I'm also in the south, so we don't have to death with Gay Methodist Drag Queen Preachers. Basically, per pastor, the uppity big city woke yanks (this guy) want to open the floodgates to having gay church leaders, while everyone else doesn't. Methodists tend to be more liberal in the classical sense, but when you give the libs an inch, the woke grabs hold and wants to take a lightyear.

If this happens, my own church will most likely vote to become the "Global Methodist Church" (the trad one) in opposition to the..."Liberation Methodist Connexion" (progs). I will miss our cross + flame symbol :(
 
I'm Methodist, and last December actually I had a discussion with my pastor about the probable upcoming schism and the history of the church. I can't remember verbatim what was said but he said that the 1968 Merge (lol) only happened because "churches in Canada did it" and believes it should never have happened. He would've been a child when this occurred.

I'm also in the south, so we don't have to death with Gay Methodist Drag Queen Preachers.
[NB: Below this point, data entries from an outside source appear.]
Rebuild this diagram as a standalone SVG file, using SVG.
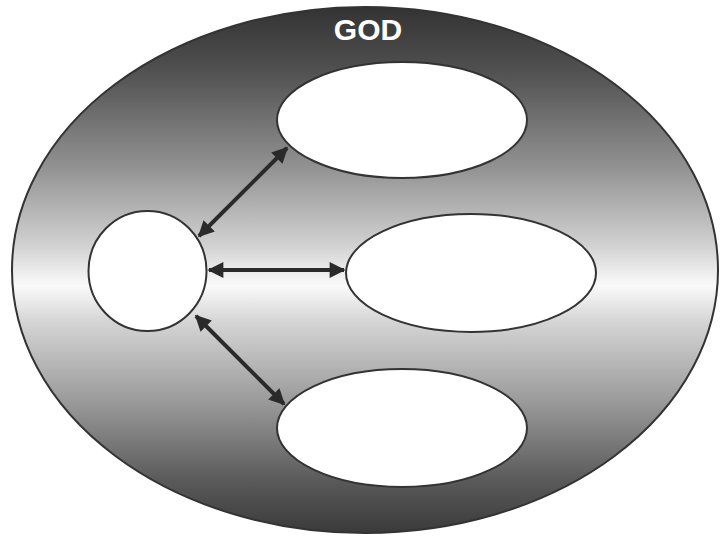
<svg xmlns="http://www.w3.org/2000/svg" width="720" height="537" viewBox="0 0 720 537">
<defs>
<linearGradient id="bg" x1="0" y1="0" x2="0" y2="1">
<stop offset="0" stop-color="#333"/>
<stop offset="0.12" stop-color="#505050"/>
<stop offset="0.3" stop-color="#909090"/>
<stop offset="0.45" stop-color="#d0d0d0"/>
<stop offset="0.53" stop-color="#fafafa"/>
<stop offset="0.6" stop-color="#d4d4d4"/>
<stop offset="0.75" stop-color="#9a9a9a"/>
<stop offset="0.9" stop-color="#5a5a5a"/>
<stop offset="1" stop-color="#3a3a3a"/>
</linearGradient>
<marker id="ah" viewBox="0 0 10 10" refX="9" refY="5" markerWidth="4.5" markerHeight="4" orient="auto-start-reverse" markerUnits="strokeWidth">
<path d="M0,0 L10,5 L0,10 z" fill="#2a2a2a"/>
</marker>
</defs>
<style>
.node{fill:#fff;stroke:#333;stroke-width:2}
.conn{stroke:#2a2a2a;stroke-width:4;fill:none;marker-start:url(#ah);marker-end:url(#ah)}
.title{font-family:"Liberation Sans",Arial,sans-serif;font-weight:bold;font-size:30px;fill:#fff}
</style>
<g id="god">
<ellipse cx="365" cy="270" rx="353" ry="263" fill="url(#bg)" stroke="#333" stroke-width="2"/>
<text class="title" x="368" y="40" text-anchor="middle">GOD</text>
</g>
<g id="self"><ellipse class="node" cx="147.5" cy="271" rx="59" ry="60"/></g>
<g id="top"><ellipse class="node" cx="402" cy="120" rx="125" ry="58"/></g>
<g id="middle"><ellipse class="node" cx="471" cy="273" rx="125" ry="59"/></g>
<g id="bottom"><ellipse class="node" cx="402" cy="428" rx="125" ry="59"/></g>
<g id="connectors">
<line class="conn" x1="199" y1="236" x2="287" y2="148"/>
<line class="conn" x1="209" y1="270" x2="344" y2="270"/>
<line class="conn" x1="196" y1="316" x2="284" y2="404"/>
</g>
</svg>
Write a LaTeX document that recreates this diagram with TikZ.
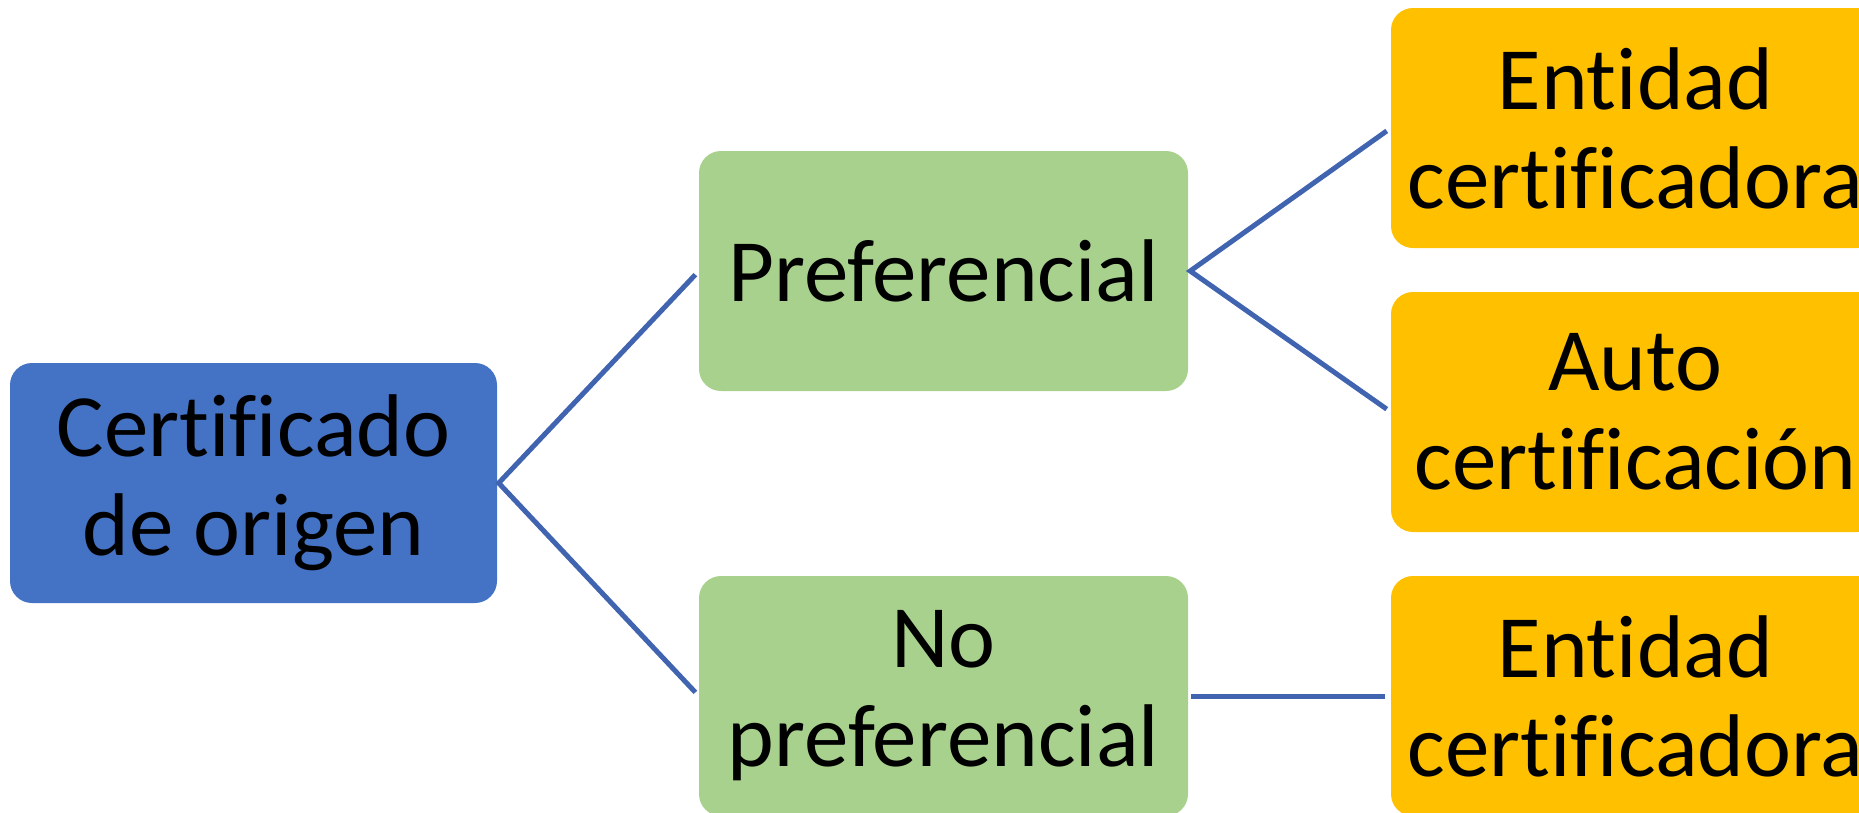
\documentclass[tikz,border=0pt]{standalone}
\usepackage{fontspec}
\setmainfont{Carlito}[Ligatures={TeX,NoCommon}]
\definecolor{cblue}{HTML}{4472C4}
\definecolor{cgreen}{HTML}{A9D18E}
\definecolor{corange}{HTML}{FFC000}
\definecolor{cline}{RGB}{64,100,176}
\begin{document}
\begin{tikzpicture}[x=1pt,y=-1pt,
  box/.style={rounded corners=22pt, minimum width=489pt, minimum height=240pt,
    inner sep=0pt, align=center, font=\fontsize{89}{99}\selectfont, text=black},
  conn/.style={draw=cline, line width=5pt, line join=miter, shorten >=5pt, shorten <=5pt}]
\useasboundingbox (0,0) rectangle (1859,812);
\clip (0,0) rectangle (1859,812);
\node[box, fill=cblue, minimum width=487pt] (root) at (253.5,483) {Certificado\\de origen};
\node[box, fill=cgreen] (g1) at (943.5,271) {Preferencial};
\node[box, fill=cgreen] (g2) at (943.5,696) {No\\preferencial};
\node[box, fill=corange] (o1) at (1635.5,128) {Entidad\\certificadora};
\node[box, fill=corange] (o2) at (1635.5,412) {Auto\\certificación};
\node[box, fill=corange] (o3) at (1635.5,696) {Entidad\\certificadora};
\coordinate (ra) at ([xshift=1.5pt]root.east);
\coordinate (ga) at ([xshift=2pt]g1.east);
\draw[conn] (g1.west) -- (ra) -- (g2.west);
\draw[conn] (o1.west) -- (ga) -- (o2.west);
\draw[conn, shorten <=3pt, shorten >=6pt] (g2.east) -- (o3.west);
\end{tikzpicture}
\end{document}
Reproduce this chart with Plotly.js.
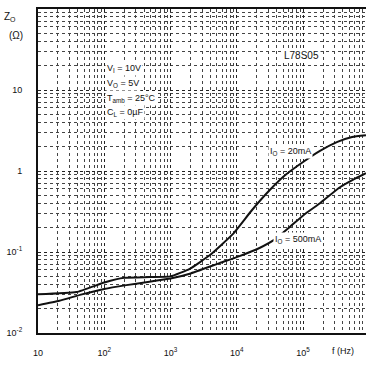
<!DOCTYPE html>
<html>
<head>
<meta charset="utf-8">
<script src="https://cdn.plot.ly/plotly-3.0.1.min.js"></script>
<style>html,body{margin:0;padding:0;background:#fff}#chart{width:366px;height:365px}</style>
</head>
<body>
<div id="chart"></div>
<script>
// Frequency (Hz) and output impedance Zo (ohm)
const freq20 = [10, 38, 100, 200, 480, 1000, 1950, 3900, 8700, 17000, 32000, 54000, 100000, 180000, 330000, 550000, 890000];
const zo20   = [0.030, 0.032, 0.042, 0.048, 0.049, 0.050, 0.062, 0.091, 0.166, 0.33, 0.59, 0.89, 1.29, 1.77, 2.29, 2.63, 2.76];
const freq500 = [10, 21, 46, 100, 216, 480, 1000, 1950, 5500, 11000, 22000, 38000, 63000, 107000, 180000, 360000, 620000, 890000];
const zo500   = [0.022, 0.025, 0.030, 0.035, 0.039, 0.043, 0.047, 0.054, 0.073, 0.089, 0.112, 0.144, 0.204, 0.295, 0.40, 0.63, 0.81, 0.94];
const xTickVals = [10, 100, 1000, 10000, 100000];
const xTickText = ["10", "10<sup>2</sup>", "10<sup>3</sup>", "10<sup>4</sup>", "10<sup>5</sup>"];
const yTickVals = [0.01, 0.1, 1, 10];
const yTickText = ["10<sup>-2</sup>", "10<sup>-1</sup>", "1", "10"];

const lineStyle = {color: '#111', width: 2, shape: 'spline', smoothing: 0.4};
const traces = [
  {x: freq20, y: zo20, mode: 'lines', line: lineStyle, name: 'IO = 20mA', hoverinfo: 'skip'},
  {x: freq500, y: zo500, mode: 'lines', line: lineStyle, name: 'IO = 500mA', hoverinfo: 'skip'}
];
const font = {family: 'Liberation Sans, Arial, sans-serif', size: 9, color: '#111'};
const gridCommon = {
  showgrid: true, gridcolor: '#222', gridwidth: 1, griddash: 'dot'
};
const layout = {
  width: 366, height: 365,
  margin: {l: 38, r: 0, t: 9, b: 32},
  paper_bgcolor: '#fff', plot_bgcolor: '#fff',
  showlegend: false,
  font: font,
  xaxis: Object.assign({
    type: 'log', range: [1, 5.95],
    tickvals: xTickVals, ticktext: xTickText, ticks: '',
    showline: true, linecolor: '#111', linewidth: 2, mirror: true,
    ticklabelstandoff: 10, zeroline: false,
    minor: {showgrid: true, gridcolor: '#444', griddash: 'dot', gridwidth: 1, dtick: 'D1'}
  }, gridCommon),
  yaxis: Object.assign({
    type: 'log', range: [-2, 2],
    tickvals: yTickVals, ticktext: yTickText, ticks: '',
    showline: true, linecolor: '#111', linewidth: 2, mirror: false,
    ticklabelstandoff: 12, zeroline: false,
    minor: {showgrid: true, gridcolor: '#444', griddash: 'dot', gridwidth: 1, dtick: 'D1'}
  }, gridCommon),
  annotations: [
    {xref: 'paper', yref: 'paper', x: -0.06, y: 1.0, text: 'Z<sub>O</sub>', showarrow: false, xanchor: 'right', yanchor: 'top', font: {size: 10}},
    {xref: 'paper', yref: 'paper', x: -0.04, y: 0.94, text: '(Ω)', showarrow: false, xanchor: 'right', yanchor: 'top', font: {size: 10}},
    {xref: 'paper', yref: 'paper', x: 0.89, y: -0.035, text: 'f (Hz)', showarrow: false, xanchor: 'left', yanchor: 'top', font: {size: 9}},
    {xref: 'paper', yref: 'paper', x: 0.205, y: 0.815, text: 'V<sub>I</sub> = 10V', showarrow: false, xanchor: 'left', yanchor: 'middle', bgcolor: '#fff'},
    {xref: 'paper', yref: 'paper', x: 0.205, y: 0.77, text: 'V<sub>O</sub> = 5V', showarrow: false, xanchor: 'left', yanchor: 'middle', bgcolor: '#fff'},
    {xref: 'paper', yref: 'paper', x: 0.205, y: 0.725, text: 'T<sub>amb</sub> = 25°C', showarrow: false, xanchor: 'left', yanchor: 'middle', bgcolor: '#fff'},
    {xref: 'paper', yref: 'paper', x: 0.205, y: 0.68, text: 'C<sub>L</sub> = 0µF', showarrow: false, xanchor: 'left', yanchor: 'middle', bgcolor: '#fff'},
    {xref: 'paper', yref: 'paper', x: 0.745, y: 0.855, text: 'L78S05', showarrow: false, xanchor: 'left', yanchor: 'middle', bgcolor: '#fff', font: {size: 10}},
    {xref: 'paper', yref: 'paper', x: 0.70, y: 0.56, text: 'I<sub>O</sub> = 20mA', showarrow: false, xanchor: 'left', yanchor: 'middle', bgcolor: '#fff'},
    {xref: 'paper', yref: 'paper', x: 0.715, y: 0.29, text: 'I<sub>O</sub> = 500mA', showarrow: false, xanchor: 'left', yanchor: 'middle', bgcolor: '#fff'}
  ]
};
Plotly.newPlot('chart', traces, layout, {staticPlot: true, displayModeBar: false});
</script>
</body>
</html>
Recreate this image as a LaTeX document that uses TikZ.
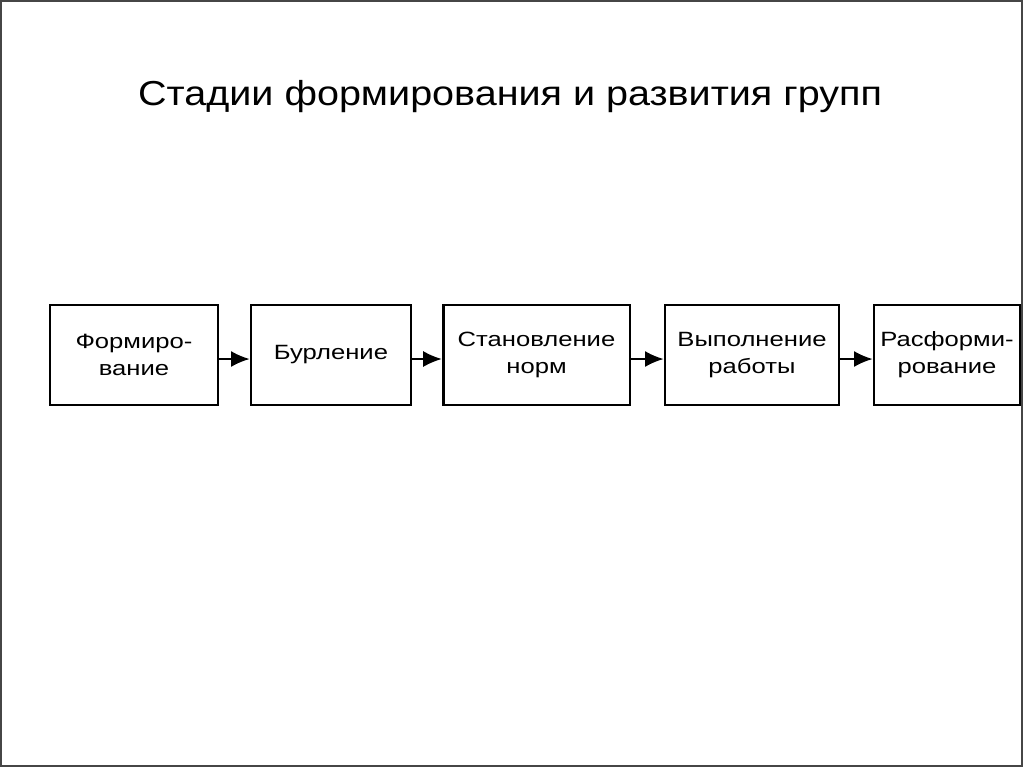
\documentclass[tikz,border=0pt]{standalone}
\usepackage{fontspec}
\setmainfont{Liberation Sans}
\newfontfamily\titlefont[FakeStretch=1.14]{Liberation Sans}
\newfontfamily\stagefont[FakeStretch=1.24]{Liberation Sans}
\usetikzlibrary{arrows.meta, positioning}
\definecolor{framegray}{RGB}{70, 70, 70}

\begin{document}
\begin{tikzpicture}[x=0.75pt, y=-0.75pt,
  stagebox/.style={draw=black, line width=2pt, minimum height=75pt, inner sep=0pt, align=center, font=\stagefont\fontsize{15.5}{20.25}\selectfont},
  stagearr/.style={line width=1.4pt, -{Latex[length=14pt, width=12pt]}}
]
  \useasboundingbox (0,0) rectangle (1024,768);
  \draw[framegray, line width=1.5pt] (1,1) rectangle (1022,766);

  % title
  \node[font=\titlefont\fontsize{26}{30}\selectfont] (title) at (510,97) {Стадии формирования и развития групп};

  % stages
  \node[stagebox, minimum width=126pt] (form) at (134,355) {Формиро-\\вание};
  \node[stagebox, minimum width=120pt] (storm) at (331,355) {Бурление};
  \node[stagebox, minimum width=140pt] (norm) at (536.5,355) {Становление\\норм};
  \node[stagebox, minimum width=130.5pt] (perf) at (752,355) {Выполнение\\работы};
  \node[stagebox, minimum width=109.5pt] (adj) at (947,355) {Расформи-\\рование};

  \draw[stagearr] ([yshift=-3pt]form.east) -- ([yshift=-3pt]storm.west);
  \draw[stagearr] ([yshift=-3pt]storm.east) -- ([yshift=-3pt]norm.west);
  \draw[stagearr] ([yshift=-3pt]norm.east) -- ([yshift=-3pt]perf.west);
  \draw[stagearr] ([yshift=-3pt]perf.east) -- ([yshift=-3pt]adj.west);
\end{tikzpicture}
\end{document}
Basically, per pastor, the uppity big city woke yanks (this guy) want to open the floodgates to having gay church leaders, while everyone else doesn't. Methodists tend to be more liberal in the classical sense, but when you give the libs an inch, the woke grabs hold and wants to take a lightyear.

If this happens, my own church will most likely vote to become the "Global Methodist Church" (the trad one) in opposition to the..."Liberation Methodist Connexion" (progs). I will miss our cross + flame symbol :(
Your church should schism from both of them, stay trad and keep the cool symbol.
 
Queer theology views reality as radically contingent
In other words, they don't think God necessarily exists.

Theology becomes anthropology once again.
In other words, they reduce God to human.

Queer theologians think of divine revelation. Again, the human dimension is emphasized to the virtual exclusion of real divine speech
"What I tell myself is exactly what God tells me."
 
I think all leftist oppressive Drag Queens can be welcome addition to the Christmas season. A live worldwide remake of the "Nutcracker".
 
In other words, they don't think God necessarily exists.


In other words, they reduce God to human.


"What I tell myself is exactly what God tells me."
It's rare that something makes me glad that hell exists but this did it for me.
 
Methodist moment. I doubt baptists would allow this. Then again, who knows?
 
Drag queen story time, drag queen singsong on kids shows, politicians meeting with drag queens (happened in the UK), now this

What the fuck is going on? Is this all just a result of the popularity of Rupaul's Drag Race, or?